PROBLEM DETAILS:
List every line in this data where the string "page" occurs.

ENTRIES SUPPLIED:
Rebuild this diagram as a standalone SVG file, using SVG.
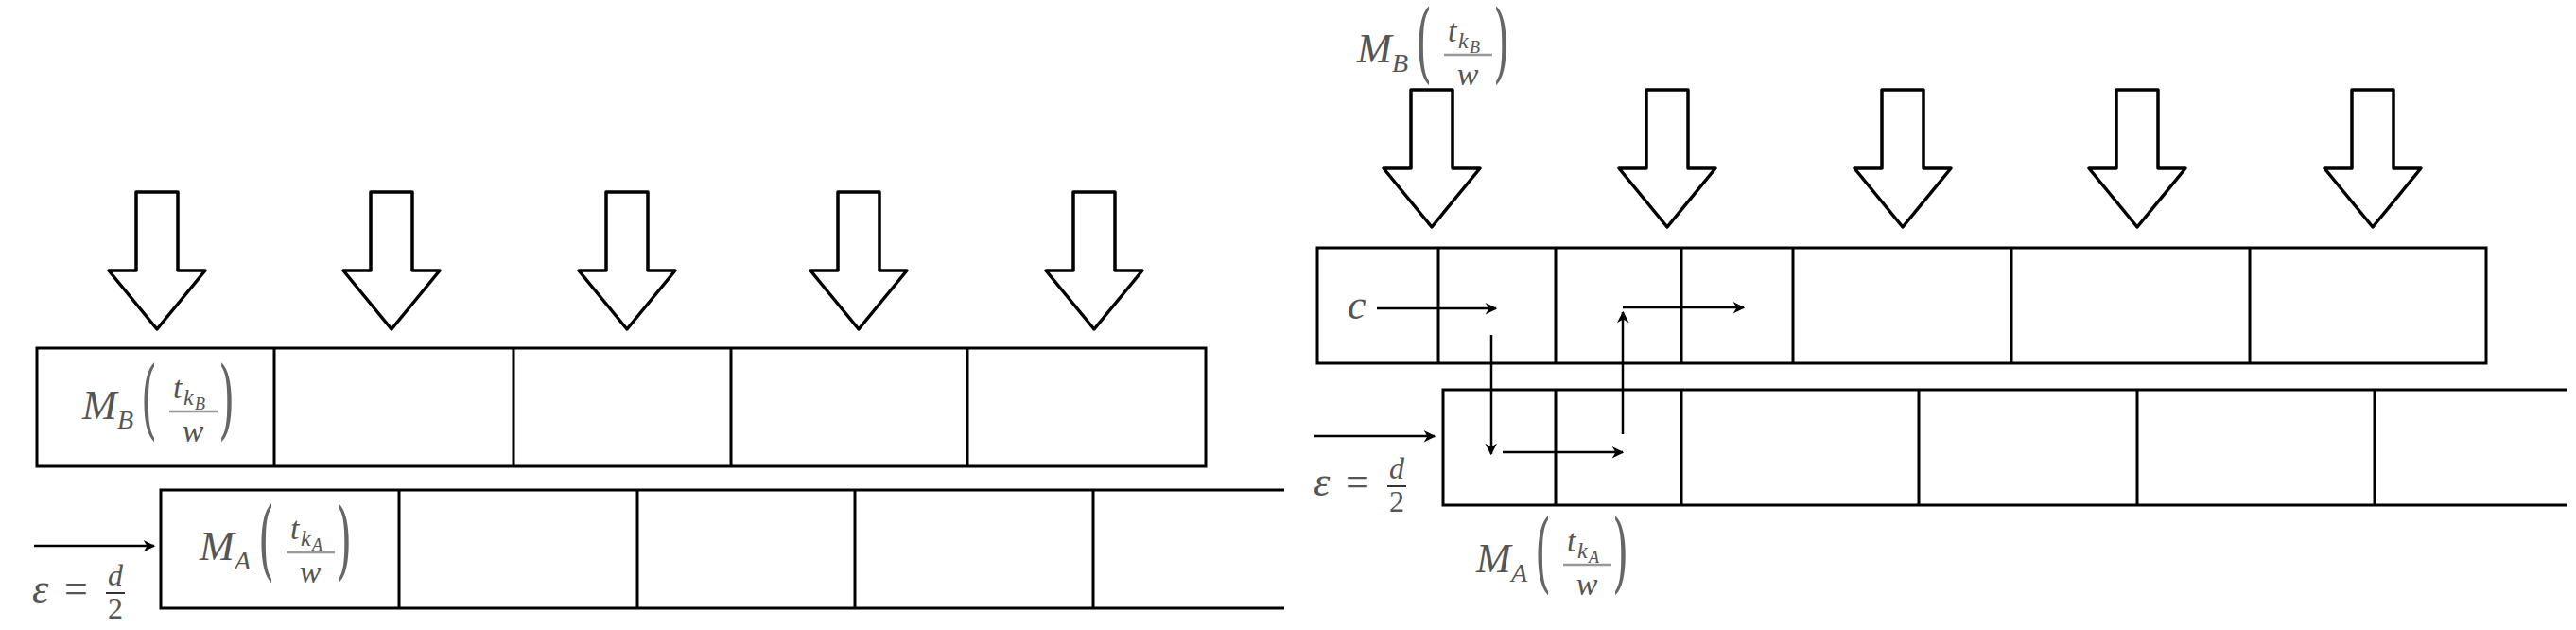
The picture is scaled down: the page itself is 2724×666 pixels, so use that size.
<svg xmlns="http://www.w3.org/2000/svg" width="2724" height="666" viewBox="0 0 2724 666">
<defs>
<style>
.box{fill:none;stroke:#000;stroke-width:3}
.ln{stroke:#000;stroke-width:3;fill:none}
.big{fill:#fff;stroke:#000;stroke-width:3.5;stroke-linejoin:round}
.m{font-family:"Liberation Serif",serif;font-style:italic;fill:#555}
.r{font-family:"Liberation Serif",serif;fill:#555}
.p{font-family:"DejaVu Serif",serif;fill:#666;font-weight:200}
.fl{stroke:#999;stroke-width:2.5}
.con{stroke:#000;stroke-width:2.5;fill:none;marker-end:url(#ah)}
</style>
<marker id="ah" viewBox="0 0 10 10" refX="9" refY="5" markerWidth="7" markerHeight="7" orient="auto" markerUnits="userSpaceOnUse" style="overflow:visible">
<path d="M0,0 L10,5 L0,10 L3,5 Z" fill="#000" transform="scale(1.8) translate(-4,-2)"/>
</marker>
<g id="mb">
<text class="m" x="0" y="0" font-size="44">M</text>
<text class="m" x="37" y="10" font-size="28">B</text>
<text class="p" x="0" y="0" font-size="44" transform="translate(62,10) scale(1,2.1)">(</text>
<text class="m" x="96" y="-22" font-size="34">t</text>
<text class="m" x="107" y="-15" font-size="24">k</text>
<text class="m" x="119" y="-10" font-size="18">B</text>
<line class="fl" x1="92" y1="-8" x2="143" y2="-8"/>
<text class="m" x="117" y="24" font-size="34" text-anchor="middle">w</text>
<text class="p" x="0" y="0" font-size="44" transform="translate(144,10) scale(1,2.1)">)</text>
</g>
<g id="ma">
<text class="m" x="0" y="0" font-size="44">M</text>
<text class="m" x="37" y="10" font-size="28">A</text>
<text class="p" x="0" y="0" font-size="44" transform="translate(62,10) scale(1,2.1)">(</text>
<text class="m" x="96" y="-22" font-size="34">t</text>
<text class="m" x="107" y="-15" font-size="24">k</text>
<text class="m" x="119" y="-10" font-size="18">A</text>
<line class="fl" x1="92" y1="-8" x2="143" y2="-8"/>
<text class="m" x="117" y="24" font-size="34" text-anchor="middle">w</text>
<text class="p" x="0" y="0" font-size="44" transform="translate(144,10) scale(1,2.1)">)</text>
</g>
<g id="eps">
<text class="m" x="0" y="0" font-size="44">ε</text>
<text class="r" x="34" y="0" font-size="44">=</text>
<text class="m" x="88" y="-18" font-size="32" text-anchor="middle">d</text>
<line x1="78" y1="-10" x2="98" y2="-10" stroke="#333" stroke-width="2"/>
<text class="r" x="88" y="17" font-size="32" text-anchor="middle">2</text>
</g>
<path id="arrL" d="M-22,0 H22 V83 H51 L0,145 L-51,83 H-22 Z"/>
</defs>

<g id="left-arrows" class="big">
<use href="#arrL" x="166" y="203"/>
<use href="#arrL" x="414" y="203"/>
<use href="#arrL" x="663" y="203"/>
<use href="#arrL" x="908" y="203"/>
<use href="#arrL" x="1157" y="203"/>
</g>
<g id="left-rowB">
<rect class="box" x="39" y="368" width="1236" height="125"/>
<path class="ln" d="M290,368V493M543,368V493M773,368V493M1023,368V493"/>
<use href="#mb" x="87" y="443"/>
</g>
<g id="left-rowA">
<path class="ln" d="M1358,518H170V643H1358M422,518V643M674,518V643M904,518V643M1156,518V643"/>
<use href="#ma" x="211" y="592"/>
</g>
<g id="left-eps">
<use href="#eps" x="34" y="637"/>
</g>

<g id="right-panel" transform="translate(-7,0)">
<g id="right-arrows" class="big">
<use href="#arrL" x="1521" y="95"/>
<use href="#arrL" x="1770" y="95"/>
<use href="#arrL" x="2019" y="95"/>
<use href="#arrL" x="2267" y="95"/>
<use href="#arrL" x="2516" y="95"/>
</g>
<g id="right-label-B">
<use href="#mb" x="1442" y="66"/>
</g>
<g id="right-rowB">
<rect class="box" x="1400" y="262" width="1236" height="122"/>
<path class="ln" d="M1528,262V384M1652,262V384M1785,262V384M1903,262V384M2134,262V384M2386,262V384"/>
<text class="m" x="1432" y="337" font-size="44">c</text>
</g>
<g id="right-rowA">
<path class="ln" d="M2722,412H1533V534H2722M1652,412V534M1785,412V534M2036,412V534M2267,412V534M2518,412V534"/>
</g>
<g id="right-label-A">
<use href="#ma" x="1568" y="605"/>
</g>
<g id="right-eps">
<use href="#eps" x="1396" y="524"/>
</g>
<g id="connectors">
<line class="con" x1="1397" y1="461" x2="1524" y2="461"/>
<line class="con" x1="1463" y1="326" x2="1589" y2="326"/>
<line class="con" x1="1584" y1="354" x2="1584" y2="480"/>
<line class="con" x1="1596" y1="478" x2="1723" y2="478"/>
<line class="con" x1="1723" y1="459" x2="1723" y2="330"/>
<line class="con" x1="1723" y1="325" x2="1851" y2="325"/>
</g>
</g>
<g id="connectors-left">
<line class="con" x1="36" y1="577" x2="163" y2="577"/>
</g>
</svg>
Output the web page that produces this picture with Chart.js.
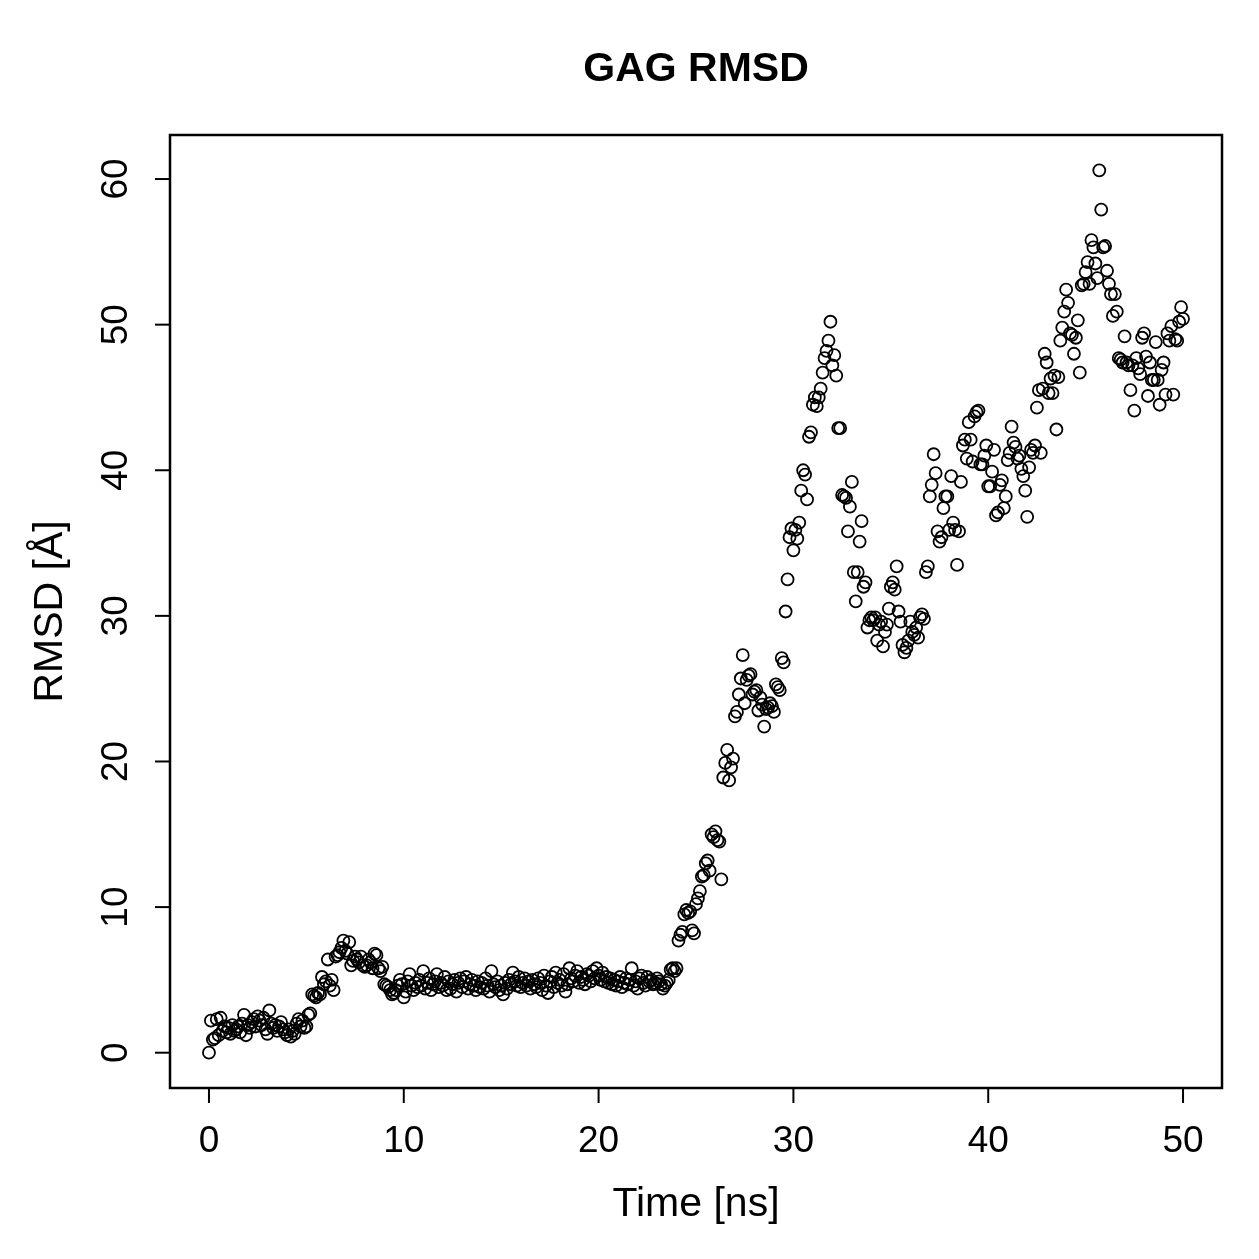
<!DOCTYPE html>
<html>
<head>
<meta charset="utf-8">
<script src="https://cdn.jsdelivr.net/npm/chart.js@4.4.1/dist/chart.umd.min.js"></script>
<style>
  html, body { margin: 0; padding: 0; background: #fff; }
  canvas { display: block; }
</style>
</head>
<body>
<canvas id="rmsd" width="1259" height="1259" style="width:1259px;height:1259px"></canvas>
<script>
// sampled every 0.1 ns, 0..50 ns
const timeStep = 0.1
const rmsd = [
  0.0, 2.2, 0.9, 1.0, 2.3, 1.2, 2.4, 1.5, 1.8, 1.4,
  1.7, 1.3, 1.9, 1.5, 1.6, 1.8, 1.4, 2.0, 2.6, 1.2,
  1.9, 1.7, 2.1, 2.3, 1.8, 2.5, 2.2, 1.9, 2.4, 1.6,
  1.3, 2.9, 2.0, 1.7, 1.9, 1.5, 1.8, 2.1, 1.6, 1.4,
  1.2, 1.6, 1.1, 1.5, 1.3, 2.0, 2.3, 1.8, 2.2, 1.7,
  1.8, 2.6, 2.7, 4.0, 3.9, 3.8, 4.1, 4.0, 5.2, 4.7,
  4.9, 6.4, 4.6, 5.0, 4.3, 6.6, 6.7, 6.9, 7.2, 7.7,
  7.0, 6.8, 7.6, 6.0, 6.3, 6.6, 6.4, 6.2, 6.6, 6.0,
  5.9, 6.0, 6.4, 6.2, 5.8, 6.8, 6.7, 5.8, 5.6, 5.9,
  4.7, 4.6, 4.5, 4.3, 4.0, 4.1, 4.3, 4.6, 5.0, 4.7,
  3.8, 4.2, 4.9, 5.4, 4.6, 4.3, 4.8, 4.5, 5.0, 4.6,
  5.6, 4.4, 4.8, 5.1, 4.3, 4.7, 4.9, 5.4, 4.5, 4.8,
  4.6, 5.2, 4.3, 4.9, 4.4, 4.7, 5.0, 4.2, 4.8, 5.1,
  4.5, 4.9, 5.2, 4.4, 4.7, 5.0, 4.6, 4.3, 4.9, 4.5,
  4.8, 4.4, 5.1, 4.6, 4.2, 5.6, 4.7, 4.5, 4.9, 4.3,
  4.6, 4.0, 4.8, 4.4, 5.0, 4.7, 5.5, 4.9, 4.6, 5.2,
  4.5, 4.8, 5.1, 4.6, 4.9, 4.4, 5.0, 4.7, 4.5, 5.1,
  4.8, 4.3, 5.3, 4.6, 4.1, 4.9, 5.2, 4.5, 5.5, 4.8,
  5.0, 4.6, 5.4, 4.2, 4.7, 5.8, 5.1, 4.9, 5.3, 5.6,
  4.8, 5.2, 5.0, 4.7, 5.4, 5.3, 4.9, 5.6, 5.1, 5.8,
  5.3, 5.0, 5.5, 4.9, 5.2, 4.8, 5.1, 4.7, 5.0, 4.6,
  4.9, 5.2, 4.5, 4.8, 5.1, 4.7, 5.0, 5.8, 4.6, 4.9,
  4.4, 5.1, 5.3, 4.8, 4.6, 5.2, 4.9, 5.0, 4.7, 4.8,
  5.1, 4.9, 4.7, 4.4, 4.6, 4.8, 5.0, 5.7, 5.8, 5.6,
  5.8, 7.7, 8.1, 8.3, 9.5, 9.8, 9.6, 9.7, 8.4, 8.2,
  10.2, 10.6, 11.1, 12.1, 12.2, 13.0, 13.2, 12.5, 15.0, 14.8,
  15.2, 14.6, 14.5, 11.9, 18.9, 19.9, 20.8, 18.7, 19.6, 20.2,
  23.1, 23.4, 24.6, 25.7, 27.3, 24.0, 25.6, 25.9, 26.0, 24.6,
  24.8, 24.9, 23.5, 24.4, 23.9, 22.4, 23.6, 23.7, 24.0, 23.8,
  23.4, 25.3, 25.1, 24.9, 27.1, 26.8, 30.3, 32.5, 35.4, 36.0,
  34.5, 35.9, 35.3, 36.4, 38.6, 40.0, 39.7, 38.0, 42.3, 42.6,
  44.5, 45.0, 44.4, 45.0, 45.6, 46.7, 47.7, 48.2, 48.9, 50.2,
  47.2, 47.9, 46.5, 42.9, 42.9, 38.3, 38.2, 38.1, 35.8, 37.5,
  39.2, 33.0, 31.0, 33.0, 35.1, 36.5, 32.0, 32.3, 29.2, 29.7,
  29.9, 29.7, 29.9, 28.3, 29.4, 29.6, 27.9, 28.9, 29.4, 30.5,
  32.0, 32.3, 31.8, 33.4, 30.3, 29.6, 28.0, 27.5, 27.8, 28.3,
  29.6, 28.9, 28.7, 29.2, 28.5, 29.9, 30.1, 29.8, 33.0, 33.4,
  38.2, 39.0, 41.1, 39.8, 35.8, 35.1, 35.4, 37.4, 38.2, 38.2,
  35.9, 39.6, 36.4, 35.9, 33.5, 35.8, 39.2, 41.7, 42.1, 40.8,
  43.3, 42.1, 40.6, 43.7, 44.0, 44.1, 40.4, 40.4, 41.0, 41.7,
  38.9, 38.9, 39.9, 41.4, 36.9, 37.1, 39.0, 39.3, 37.4, 38.2,
  40.7, 41.2, 43.0, 41.9, 41.6, 40.8, 41.0, 40.1, 39.6, 38.6,
  36.8, 40.2, 41.4, 41.2, 41.7, 44.3, 45.5, 41.2, 45.6, 48.0,
  47.4, 45.3, 46.3, 45.3, 46.5, 42.8, 46.4, 48.9, 49.8, 50.9,
  52.4, 51.5, 49.4, 49.3, 48.0, 49.1, 50.3, 46.7, 52.7, 52.8,
  53.6, 54.3, 52.8, 55.8, 55.3, 54.2, 53.2, 60.6, 57.9, 55.3,
  55.4, 53.7, 52.8, 52.1, 50.6, 52.1, 50.9, 47.7, 47.6, 47.4,
  49.2, 47.4, 47.2, 45.5, 47.2, 44.1, 47.7, 47.0, 46.6, 49.1,
  49.4, 47.8, 45.1, 47.4, 46.2, 46.2, 48.8, 46.2, 44.5, 46.9,
  47.4, 45.2, 49.4, 48.9, 49.9, 45.2, 49.0, 48.9, 50.2, 51.2,
  50.4
]
const xTicks = [0, 10, 20, 30, 40, 50]
const yTicks = [0, 10, 20, 30, 40, 50, 60]

const title = 'GAG RMSD'
const xLabel = 'Time [ns]'
const yLabel = 'RMSD [Å]'

const points = rmsd.map((v, i) => ({ x: Math.round(i * timeStep * 10) / 10, y: v }))

// R pads the data range by 4% on each side
const xMin = 0; const xMax = 50
const yMin = 0; const yMax = Math.max(...rmsd)
const xPad = (xMax - xMin) * 0.04
const yPad = (yMax - yMin) * 0.04

const FONT = '"Liberation Sans", Arial, Helvetica, sans-serif'

// draws the base-graphics style box, ticks and labels
const baseAxes = {
  id: 'baseAxes',
  afterDraw (chart) {
    const { ctx, chartArea: a, scales } = chart
    const sx = scales.x
    const sy = scales.y
    ctx.save()
    ctx.strokeStyle = '#000'
    ctx.fillStyle = '#000'
    ctx.lineWidth = 2.5
    ctx.strokeRect(a.left, a.top, a.right - a.left, a.bottom - a.top)

    const tickLen = 15
    ctx.lineWidth = 2
    ctx.font = '37px ' + FONT
    ctx.textAlign = 'center'
    ctx.textBaseline = 'middle'
    xTicks.forEach(t => {
      const px = sx.getPixelForValue(t)
      ctx.beginPath()
      ctx.moveTo(px, a.bottom)
      ctx.lineTo(px, a.bottom + tickLen)
      ctx.stroke()
      ctx.fillText(String(t), px, a.bottom + 54)
    })
    yTicks.forEach(t => {
      const py = sy.getPixelForValue(t)
      ctx.beginPath()
      ctx.moveTo(a.left, py)
      ctx.lineTo(a.left - tickLen, py)
      ctx.stroke()
      ctx.save()
      ctx.translate(a.left - 53, py)
      ctx.rotate(-Math.PI / 2)
      ctx.fillText(String(t), 0, 0)
      ctx.restore()
    })

    ctx.font = '41px ' + FONT
    ctx.fillText(xLabel, (a.left + a.right) / 2, a.bottom + 117)
    ctx.save()
    ctx.translate(a.left - 119, (a.top + a.bottom) / 2)
    ctx.rotate(-Math.PI / 2)
    ctx.fillText(yLabel, 0, 0)
    ctx.restore()

    ctx.font = 'bold 41px ' + FONT
    ctx.fillText(title, (a.left + a.right) / 2, 70)
    ctx.restore()
  }
}

const ctx = document.getElementById('rmsd').getContext('2d')
const chart = new Chart(ctx, {
  type: 'scatter',
  data: {
    datasets: [{
      data: points,
      pointStyle: 'circle',
      pointRadius: 6,
      borderColor: '#000',
      backgroundColor: 'rgba(0,0,0,0)',
      borderWidth: 1.8
    }]
  },
  options: {
    responsive: false,
    animation: false,
    events: [],
    layout: { padding: { left: 170, top: 135, right: 37, bottom: 171 } },
    plugins: {
      legend: { display: false },
      tooltip: { enabled: false }
    },
    scales: {
      x: { type: 'linear', min: xMin - xPad, max: xMax + xPad, display: false },
      y: { type: 'linear', min: yMin - yPad, max: yMax + yPad, display: false }
    }
  },
  plugins: [baseAxes]
})
</script>
</body>
</html>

COMPLETE ANSWER:
The picture is scaled down: the page itself is 2724×666 pixels, so use that size.
Output the web page that produces this picture with Chart.js.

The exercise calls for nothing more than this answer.